Gary: Totally. I’ve been invited to McGill, Concordia and a couple other university across Canada to give speeches around World’s Aids Day and it really amazes me when we go to, let’s say, the Frosh week and we have organizations that go into these parties to distribute condoms.
What always strikes me is when I go to these parties, me being an old guy, is to see the level of disgust and I’m telling you disgust of students when they see condoms being distributed. Then they look at the staff of these organizations like “I don’t need those, I’m not at risk”. Well I have news for you: you may not be at risk now but you don’t know the risk level of your partner or where your partner’s been.
Michael: That leads me to another myth or fact - do condoms save you from having HIV?

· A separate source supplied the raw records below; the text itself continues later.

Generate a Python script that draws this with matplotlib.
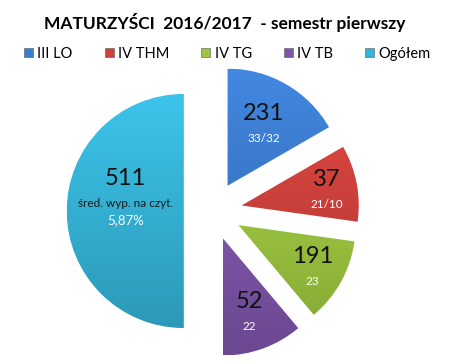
import numpy as np
import matplotlib
matplotlib.use("Agg")
import matplotlib.pyplot as plt
from matplotlib.patches import Patch
from matplotlib.colors import to_rgb

# dane
groups = ["III LO", "IV THM", "IV TG", "IV TB", "Ogółem"]
slice_sizes = [60, 38, 42, 40, 180]          # udział kątowy wycinków (z rysunku)
main_labels = ["231", "37", "191", "52", "511"]
sub_labels = ["33/32", "21/10", "23", "22", "5,87%"]
colors = ["#3a7bd0", "#d0403a", "#9cc63e", "#7e55aa", "#34b4d8"]

plt.rcParams["font.family"] = ["Lato", "DejaVu Sans"]

fig = plt.figure(figsize=(4.5, 3.64), dpi=100)
ax = fig.add_axes([0, 0, 1, 1])

wedges, _ = ax.pie(slice_sizes, colors=colors, startangle=90, counterclock=False,
                   explode=[0.25] * 5, radius=1.0,
                   wedgeprops=dict(linewidth=0.6, edgecolor="#ffffff"))

# lekki gradient (jasniej u gory, ciemniej u dolu) jak w Excelu
for w, c in zip(wedges, colors):
    base = np.array(to_rgb(c))
    light = np.clip(base * 1.06 + 0.02, 0, 1)
    dark = base * 0.85
    t = np.linspace(0, 1, 128)[:, None, None]
    grad = light * (1 - t) + dark * t
    grad = np.repeat(grad, 2, axis=1)
    cx, cy = w.center
    im = ax.imshow(grad, extent=(cx - 1, cx + 1, cy - 1, cy + 1), origin="upper",
                   interpolation="bilinear", zorder=w.get_zorder() + 0.1)
    im.set_clip_path(w)

# pie() ustawia wlasne granice, wiec ustawiamy je po nim
ax.set_xlim(-213 / 117, (450 - 213) / 117)
ax.set_ylim(-(364 - 211) / 117, 211 / 117)
ax.set_aspect("auto")
ax.axis("off")

# etykiety w srodku wycinkow
label_r = [0.62, 0.74, 0.72, 0.66, 0.50]
for w, big, small, r in zip(wedges, main_labels, sub_labels, label_r):
    mid = np.deg2rad((w.theta1 + w.theta2) / 2)
    cx, cy = w.center
    x = cx + r * np.cos(mid)
    y = cy + r * np.sin(mid)
    if big == "511":
        ax.text(x, y + 0.28, big, ha="center", va="center", fontsize=17,
                color="#111111", zorder=5)
        ax.text(x, y + 0.06, "śred. wyp. na czyt.", ha="center", va="center",
                fontsize=8.5, color="#1a1a1a", zorder=5)
        ax.text(x, y - 0.08, small, ha="center", va="center", fontsize=9.5,
                color="white", zorder=5)
    else:
        ax.text(x, y + 0.08, big, ha="center", va="center", fontsize=17,
                color="#111111", zorder=5)
        ax.text(x, y - 0.13, small, ha="center", va="center", fontsize=8.5,
                color="white", zorder=5)

fig.text(0.5, 1 - 22 / 364, "MATURZYŚCI  2016/2017  - semestr pierwszy",
         ha="center", va="center", fontsize=12.5, fontweight="bold")

handles = [Patch(facecolor=c, edgecolor="#555555", linewidth=0.4) for c in colors]
fig.legend(handles, groups, loc="center", bbox_to_anchor=(0.505, 1 - 54 / 364), ncol=5,
           frameon=False, fontsize=10.5, handlelength=0.6, handleheight=0.6,
           handletextpad=0.3, columnspacing=2.2)

fig.savefig("out.png", dpi=100)
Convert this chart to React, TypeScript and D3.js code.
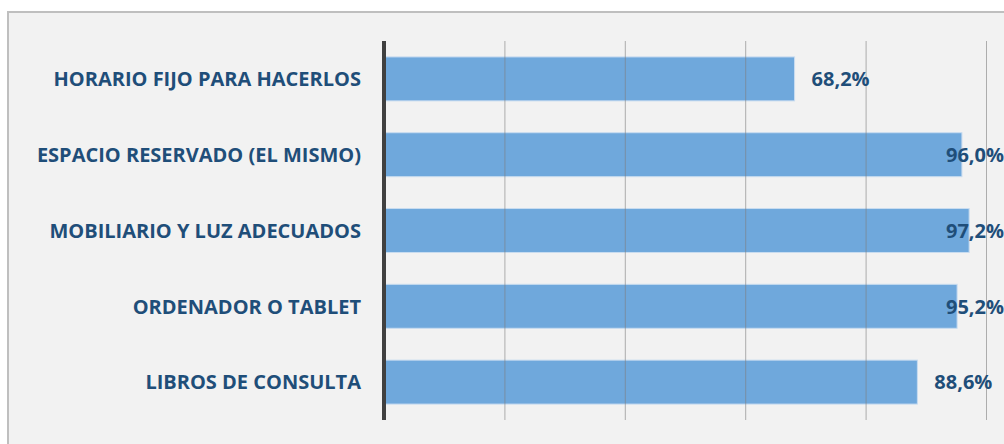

Gar: A condom is the only barrier, that is not a pill, which you can use to ensure that you do not get HIV if it does not break. A condom is also the same barrier that protects you from contracting any other STBBI and it’s the only barrier known. But there’s also some great news out there.
Let’s say somebody contracts HIV, we try to get them on medication right away. If we get them on antiretroviral treatments right away and they take them religiously, that will suppress their viral load. What happens in that case is that is that somebody who is living with HIV, who is taking pills and they have an undetectable viral load cannot retransmit HIV anymore. That’s news and that’s fact and that’s our campaign ‘Undetectable Equals Untransmittable’.
Michael: So that is not necessarily the cure but it is a step in the right direction because there is a way to not give partners the disease?
Gary: Yes, but that’s for the privileged few because it is a question of privilege. If you’re living in Toronto or a major urban city and you are working and you have group insurance or you have access to HIV meds through the province then you are privileged but some people do not have that access in Canada.
Michael: Fact or myth - homosexuals are more likely to contract the disease?
Gary: Myth. About 57% of the HIV infected people in Canada are men who have sex with men because by government standards we are are not supposed to say ‘gay’ anymore. It is men who have sex with men because not everyone identifies as gay, bisexual etc. That’s a myth because the rest of the people are heterosexual and we say that about 40% are women so that’s a myth in itself*.
(*Editor’s Note: According to the Canadian Aids Society, Women make up a significant proportion of people living with or risk at HIV/AIDS in Canada. The estimate of 16, 880 females living with HIV (including AIDS) represents 22.4% of the national total.
Michael: We were just talking off air about you being in Toronto on business for the Canadian Aids Society, can you elaborate why?
Gary: We are hosting a meeting here with our provincial and local organizers. We are about ten people meeting to elaborate the national framework of delivering a national HIV testing day for June 27th 2018, which has never been done in Canada before.
In the states, they have June 27th as their national HIV testing date every year. In Canada the federal government are not able to do this because of provincial and territorial health policies that exist in the provinces, so they are not allowed to go into national testing. So we as a community organization decided with our partners and our members across Canada deliver this.
It would be education, it would be awareness and it would bring down stigma to have this national HIV testing day. But we’re going to be elaborating it as more of a sexual health testing day than just HIV. It would be strongly anchored in HIV but we truly believe that the power of sexual education exists only when we talking about the sexual wellbeing of that person in a holistic manner.
Michael: Where can we get more information about HIV and Aids?
Gary: Visit your local clinic or get more information from the Canadian Aids Society.